= What the task requires =
Retype all of the listing exactly, passing over any picture you find.
=== Supplied information ===
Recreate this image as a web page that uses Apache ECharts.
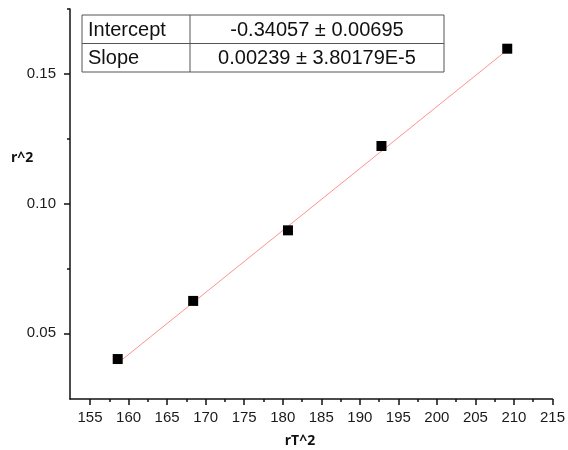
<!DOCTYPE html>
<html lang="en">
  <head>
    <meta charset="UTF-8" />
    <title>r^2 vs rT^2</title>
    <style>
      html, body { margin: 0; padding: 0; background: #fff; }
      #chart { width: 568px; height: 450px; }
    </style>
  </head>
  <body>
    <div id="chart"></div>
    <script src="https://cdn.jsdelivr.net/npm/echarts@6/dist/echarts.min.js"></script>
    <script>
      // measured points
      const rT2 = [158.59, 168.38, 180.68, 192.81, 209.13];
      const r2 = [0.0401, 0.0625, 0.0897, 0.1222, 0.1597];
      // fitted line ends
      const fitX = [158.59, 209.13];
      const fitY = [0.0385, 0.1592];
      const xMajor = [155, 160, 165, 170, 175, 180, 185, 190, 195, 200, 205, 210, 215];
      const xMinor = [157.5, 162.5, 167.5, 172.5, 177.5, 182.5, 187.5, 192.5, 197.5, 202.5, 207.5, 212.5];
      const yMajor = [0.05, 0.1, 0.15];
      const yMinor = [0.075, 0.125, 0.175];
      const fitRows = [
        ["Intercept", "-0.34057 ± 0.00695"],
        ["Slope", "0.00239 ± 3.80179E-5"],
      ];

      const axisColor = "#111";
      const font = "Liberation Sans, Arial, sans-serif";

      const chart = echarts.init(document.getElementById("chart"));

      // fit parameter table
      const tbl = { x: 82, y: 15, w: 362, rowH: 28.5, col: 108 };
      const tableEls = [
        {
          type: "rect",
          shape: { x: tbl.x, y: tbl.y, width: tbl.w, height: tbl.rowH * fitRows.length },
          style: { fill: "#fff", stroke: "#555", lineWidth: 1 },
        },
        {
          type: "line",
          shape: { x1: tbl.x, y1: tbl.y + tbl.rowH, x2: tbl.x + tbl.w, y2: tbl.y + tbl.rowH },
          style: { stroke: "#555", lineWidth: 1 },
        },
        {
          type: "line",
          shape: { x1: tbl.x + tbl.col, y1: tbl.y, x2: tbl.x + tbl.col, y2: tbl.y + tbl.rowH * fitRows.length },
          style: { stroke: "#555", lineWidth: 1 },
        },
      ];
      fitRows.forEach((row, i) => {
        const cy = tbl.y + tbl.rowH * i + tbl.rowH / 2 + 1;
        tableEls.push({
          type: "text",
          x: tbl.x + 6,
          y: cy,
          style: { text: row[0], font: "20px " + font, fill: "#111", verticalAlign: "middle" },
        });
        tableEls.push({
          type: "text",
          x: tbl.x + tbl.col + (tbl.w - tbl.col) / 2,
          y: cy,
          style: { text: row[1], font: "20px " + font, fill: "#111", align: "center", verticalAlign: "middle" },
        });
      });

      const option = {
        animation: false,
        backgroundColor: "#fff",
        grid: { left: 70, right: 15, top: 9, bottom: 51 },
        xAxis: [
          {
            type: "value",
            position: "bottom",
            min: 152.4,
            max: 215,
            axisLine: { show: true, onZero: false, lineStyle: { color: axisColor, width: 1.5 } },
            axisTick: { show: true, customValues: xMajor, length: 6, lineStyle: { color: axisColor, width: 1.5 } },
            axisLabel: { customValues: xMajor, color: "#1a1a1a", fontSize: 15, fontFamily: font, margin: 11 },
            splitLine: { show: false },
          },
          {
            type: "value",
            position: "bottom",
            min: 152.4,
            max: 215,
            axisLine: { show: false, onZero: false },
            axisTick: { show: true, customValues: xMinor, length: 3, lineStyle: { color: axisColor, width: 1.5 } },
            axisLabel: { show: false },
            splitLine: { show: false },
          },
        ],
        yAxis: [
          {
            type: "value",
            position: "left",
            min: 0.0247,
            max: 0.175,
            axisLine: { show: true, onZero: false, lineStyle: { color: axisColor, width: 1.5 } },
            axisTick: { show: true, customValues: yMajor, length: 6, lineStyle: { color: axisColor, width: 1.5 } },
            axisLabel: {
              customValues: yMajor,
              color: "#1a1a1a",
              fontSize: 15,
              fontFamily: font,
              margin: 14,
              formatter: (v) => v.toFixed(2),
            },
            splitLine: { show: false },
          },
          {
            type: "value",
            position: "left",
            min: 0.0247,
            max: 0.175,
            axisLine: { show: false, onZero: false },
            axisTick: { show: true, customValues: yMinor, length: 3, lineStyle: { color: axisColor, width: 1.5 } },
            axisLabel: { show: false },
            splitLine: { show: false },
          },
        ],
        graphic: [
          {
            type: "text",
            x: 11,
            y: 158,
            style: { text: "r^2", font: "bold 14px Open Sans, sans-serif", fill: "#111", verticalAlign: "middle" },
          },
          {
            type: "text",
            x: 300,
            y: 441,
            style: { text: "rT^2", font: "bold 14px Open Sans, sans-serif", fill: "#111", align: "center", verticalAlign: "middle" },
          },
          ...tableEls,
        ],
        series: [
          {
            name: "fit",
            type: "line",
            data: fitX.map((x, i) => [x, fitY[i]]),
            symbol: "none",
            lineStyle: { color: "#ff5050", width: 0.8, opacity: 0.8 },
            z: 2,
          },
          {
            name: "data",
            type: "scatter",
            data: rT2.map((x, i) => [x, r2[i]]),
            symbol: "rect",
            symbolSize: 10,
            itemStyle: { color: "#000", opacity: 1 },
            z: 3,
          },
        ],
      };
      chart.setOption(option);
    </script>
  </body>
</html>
===
= Solved exercise =
Recreate this image as a web page that uses Apache ECharts.
<!DOCTYPE html>
<html lang="en">
  <head>
    <meta charset="UTF-8" />
    <title>r^2 vs rT^2</title>
    <style>
      html, body { margin: 0; padding: 0; background: #fff; }
      #chart { width: 568px; height: 450px; }
    </style>
  </head>
  <body>
    <div id="chart"></div>
    <script src="https://cdn.jsdelivr.net/npm/echarts@6/dist/echarts.min.js"></script>
    <script>
      // measured points
      const rT2 = [158.59, 168.38, 180.68, 192.81, 209.13];
      const r2 = [0.0401, 0.0625, 0.0897, 0.1222, 0.1597];
      // fitted line ends
      const fitX = [158.59, 209.13];
      const fitY = [0.0385, 0.1592];
      const xMajor = [155, 160, 165, 170, 175, 180, 185, 190, 195, 200, 205, 210, 215];
      const xMinor = [157.5, 162.5, 167.5, 172.5, 177.5, 182.5, 187.5, 192.5, 197.5, 202.5, 207.5, 212.5];
      const yMajor = [0.05, 0.1, 0.15];
      const yMinor = [0.075, 0.125, 0.175];
      const fitRows = [
        ["Intercept", "-0.34057 ± 0.00695"],
        ["Slope", "0.00239 ± 3.80179E-5"],
      ];

      const axisColor = "#111";
      const font = "Liberation Sans, Arial, sans-serif";

      const chart = echarts.init(document.getElementById("chart"));

      // fit parameter table
      const tbl = { x: 82, y: 15, w: 362, rowH: 28.5, col: 108 };
      const tableEls = [
        {
          type: "rect",
          shape: { x: tbl.x, y: tbl.y, width: tbl.w, height: tbl.rowH * fitRows.length },
          style: { fill: "#fff", stroke: "#555", lineWidth: 1 },
        },
        {
          type: "line",
          shape: { x1: tbl.x, y1: tbl.y + tbl.rowH, x2: tbl.x + tbl.w, y2: tbl.y + tbl.rowH },
          style: { stroke: "#555", lineWidth: 1 },
        },
        {
          type: "line",
          shape: { x1: tbl.x + tbl.col, y1: tbl.y, x2: tbl.x + tbl.col, y2: tbl.y + tbl.rowH * fitRows.length },
          style: { stroke: "#555", lineWidth: 1 },
        },
      ];
      fitRows.forEach((row, i) => {
        const cy = tbl.y + tbl.rowH * i + tbl.rowH / 2 + 1;
        tableEls.push({
          type: "text",
          x: tbl.x + 6,
          y: cy,
          style: { text: row[0], font: "20px " + font, fill: "#111", verticalAlign: "middle" },
        });
        tableEls.push({
          type: "text",
          x: tbl.x + tbl.col + (tbl.w - tbl.col) / 2,
          y: cy,
          style: { text: row[1], font: "20px " + font, fill: "#111", align: "center", verticalAlign: "middle" },
        });
      });

      const option = {
        animation: false,
        backgroundColor: "#fff",
        grid: { left: 70, right: 15, top: 9, bottom: 51 },
        xAxis: [
          {
            type: "value",
            position: "bottom",
            min: 152.4,
            max: 215,
            axisLine: { show: true, onZero: false, lineStyle: { color: axisColor, width: 1.5 } },
            axisTick: { show: true, customValues: xMajor, length: 6, lineStyle: { color: axisColor, width: 1.5 } },
            axisLabel: { customValues: xMajor, color: "#1a1a1a", fontSize: 15, fontFamily: font, margin: 11 },
            splitLine: { show: false },
          },
          {
            type: "value",
            position: "bottom",
            min: 152.4,
            max: 215,
            axisLine: { show: false, onZero: false },
            axisTick: { show: true, customValues: xMinor, length: 3, lineStyle: { color: axisColor, width: 1.5 } },
            axisLabel: { show: false },
            splitLine: { show: false },
          },
        ],
        yAxis: [
          {
            type: "value",
            position: "left",
            min: 0.0247,
            max: 0.175,
            axisLine: { show: true, onZero: false, lineStyle: { color: axisColor, width: 1.5 } },
            axisTick: { show: true, customValues: yMajor, length: 6, lineStyle: { color: axisColor, width: 1.5 } },
            axisLabel: {
              customValues: yMajor,
              color: "#1a1a1a",
              fontSize: 15,
              fontFamily: font,
              margin: 14,
              formatter: (v) => v.toFixed(2),
            },
            splitLine: { show: false },
          },
          {
            type: "value",
            position: "left",
            min: 0.0247,
            max: 0.175,
            axisLine: { show: false, onZero: false },
            axisTick: { show: true, customValues: yMinor, length: 3, lineStyle: { color: axisColor, width: 1.5 } },
            axisLabel: { show: false },
            splitLine: { show: false },
          },
        ],
        graphic: [
          {
            type: "text",
            x: 11,
            y: 158,
            style: { text: "r^2", font: "bold 14px Open Sans, sans-serif", fill: "#111", verticalAlign: "middle" },
          },
          {
            type: "text",
            x: 300,
            y: 441,
            style: { text: "rT^2", font: "bold 14px Open Sans, sans-serif", fill: "#111", align: "center", verticalAlign: "middle" },
          },
          ...tableEls,
        ],
        series: [
          {
            name: "fit",
            type: "line",
            data: fitX.map((x, i) => [x, fitY[i]]),
            symbol: "none",
            lineStyle: { color: "#ff5050", width: 0.8, opacity: 0.8 },
            z: 2,
          },
          {
            name: "data",
            type: "scatter",
            data: rT2.map((x, i) => [x, r2[i]]),
            symbol: "rect",
            symbolSize: 10,
            itemStyle: { color: "#000", opacity: 1 },
            z: 3,
          },
        ],
      };
      chart.setOption(option);
    </script>
  </body>
</html>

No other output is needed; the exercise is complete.